Eight months later and only a week before the referendum, the proposed Constitution submitted by the Constitutional Convention is on the way to being rejected at the ballot box, the Pinochetist right wing -which only had 17 out of 154 representatives in the Convention- has recomposed itself around the rejection, and the Boric government is not making headway in polls that make the low 36% approval rating of last April look like a real honeymoon.
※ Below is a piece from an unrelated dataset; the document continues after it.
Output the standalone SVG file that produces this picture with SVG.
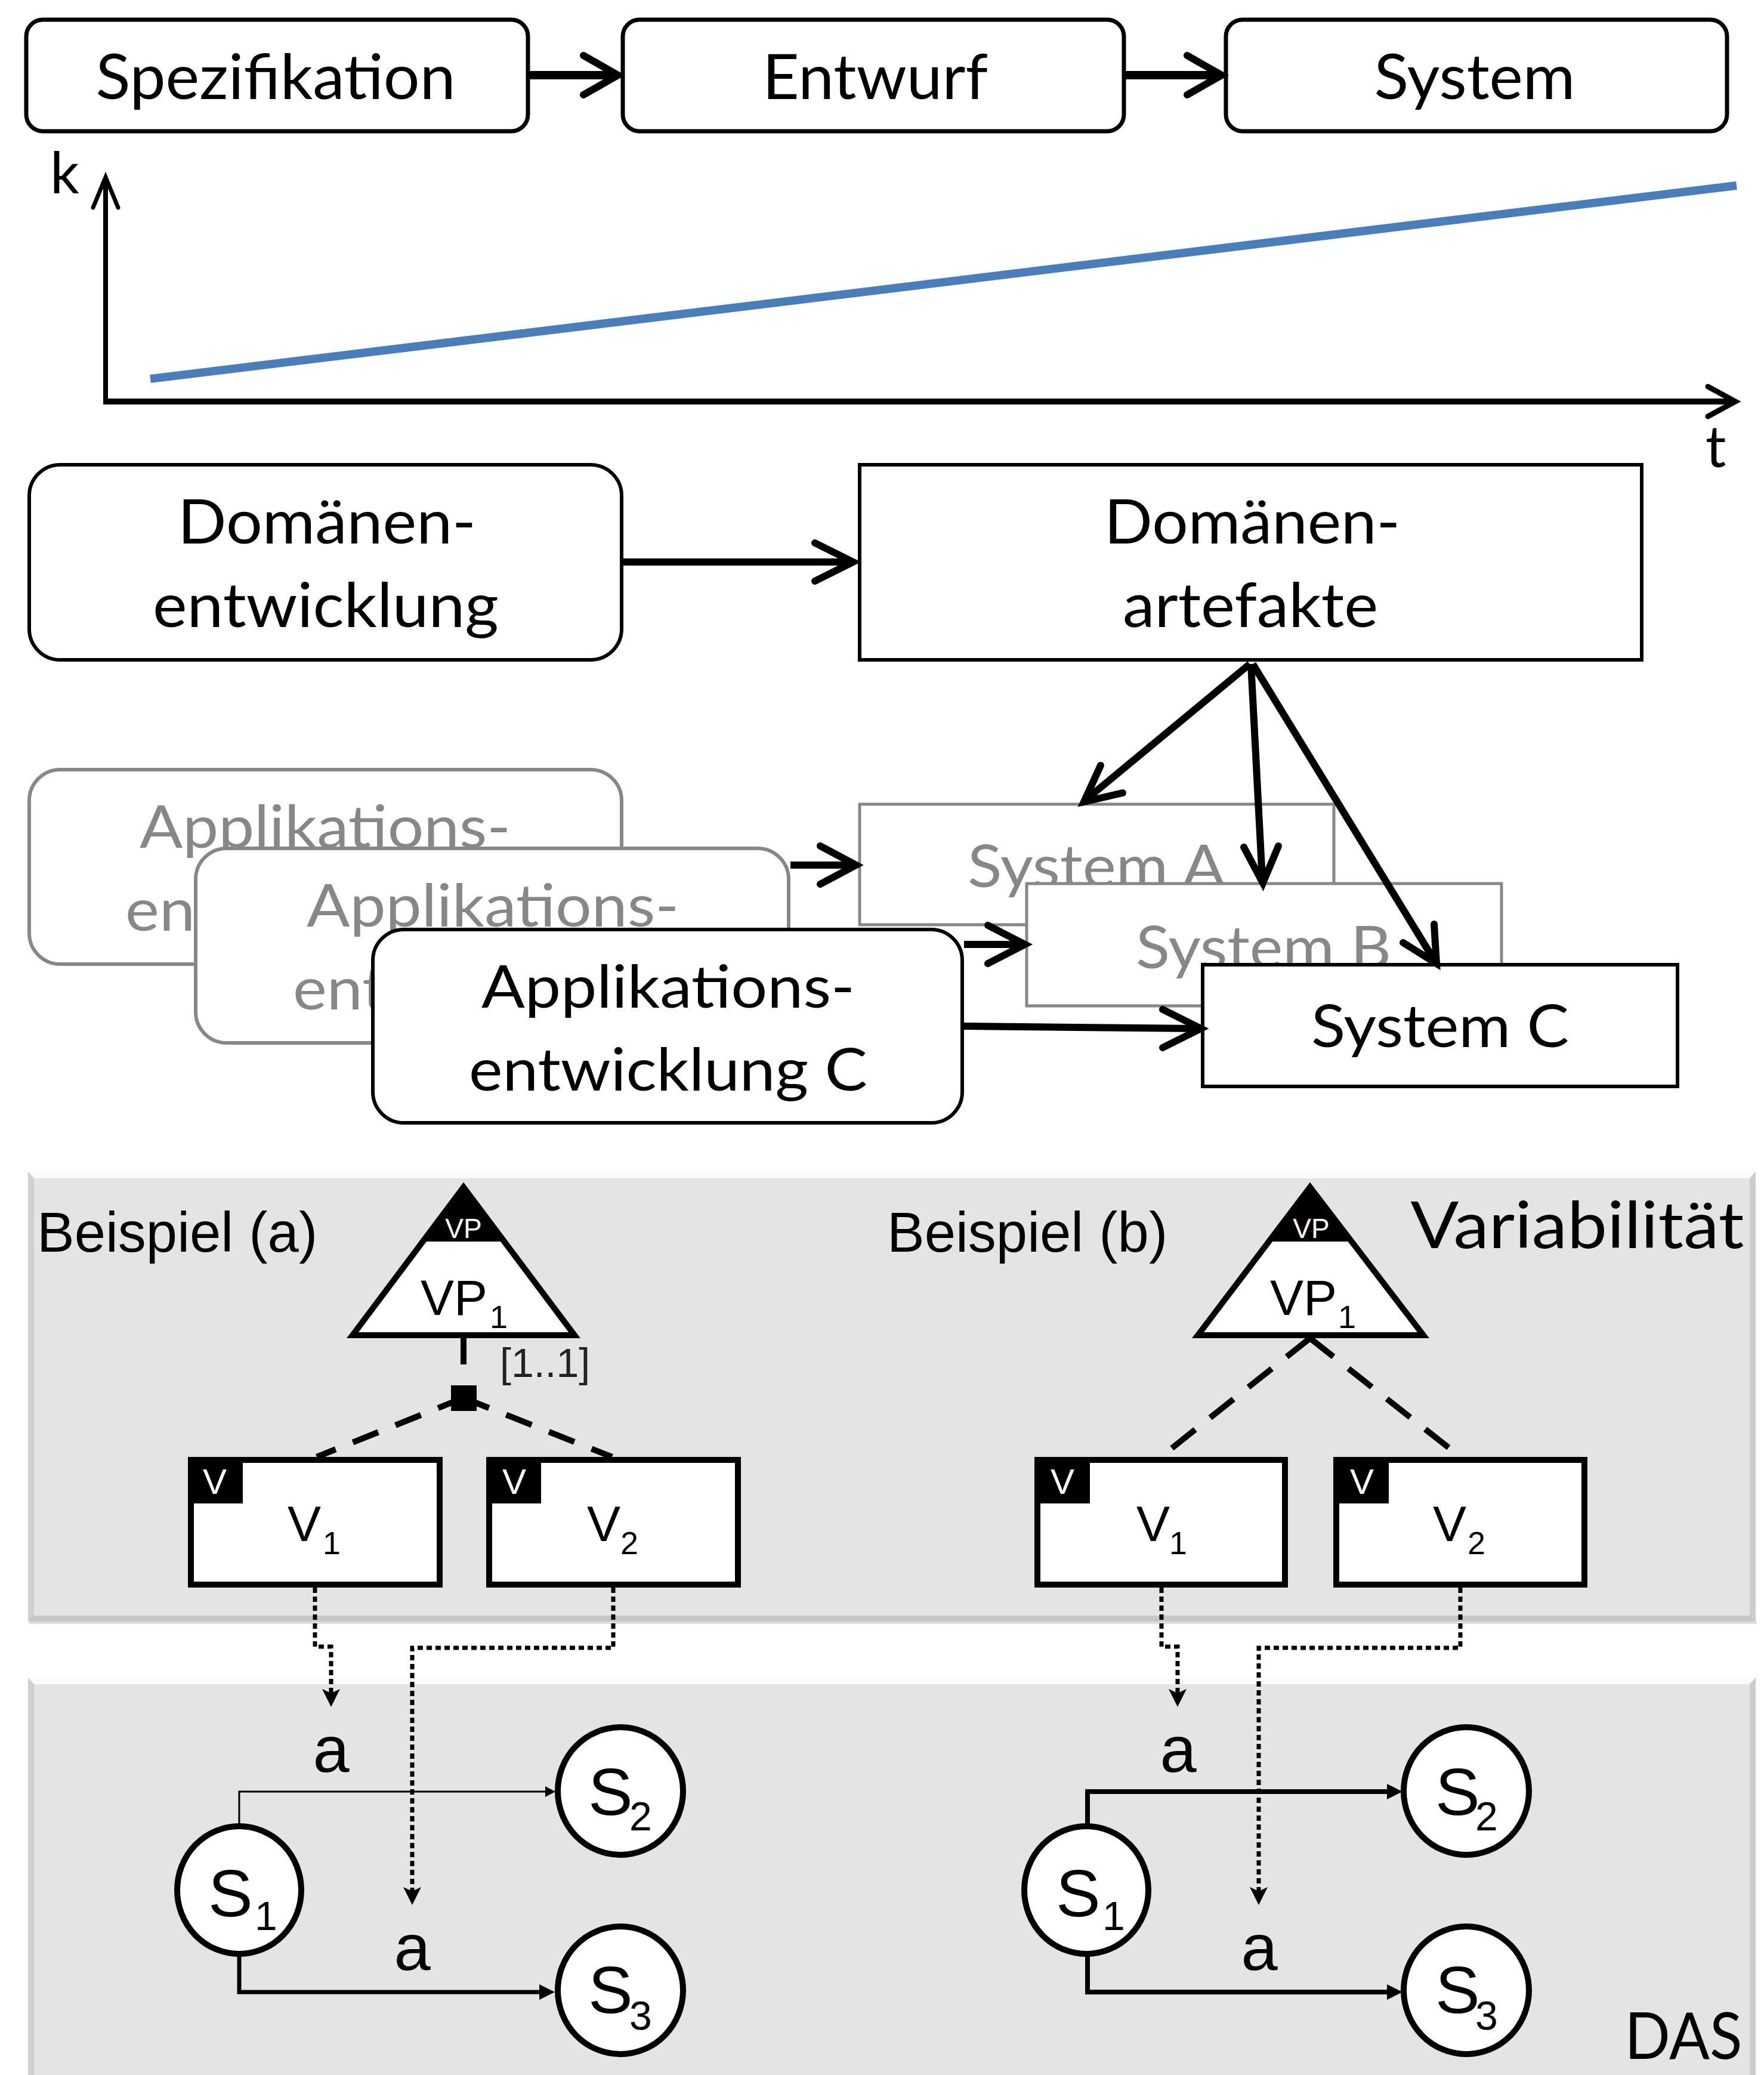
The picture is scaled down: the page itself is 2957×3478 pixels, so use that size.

An "innovative" constitutional proposal
Elisa Loncón, president of the Chilean Constitutional Convention
The constitutional proposal coming out of the Convention is a true monument to the political impotence of the petty bourgeoisie and the dysfunctionality of its ideologues. What they call "innovative" in the approved text is in reality the expression of the incompetence of the fractal identitarianism of intersectionality as an ideology capable of articulating the state in a coherent way.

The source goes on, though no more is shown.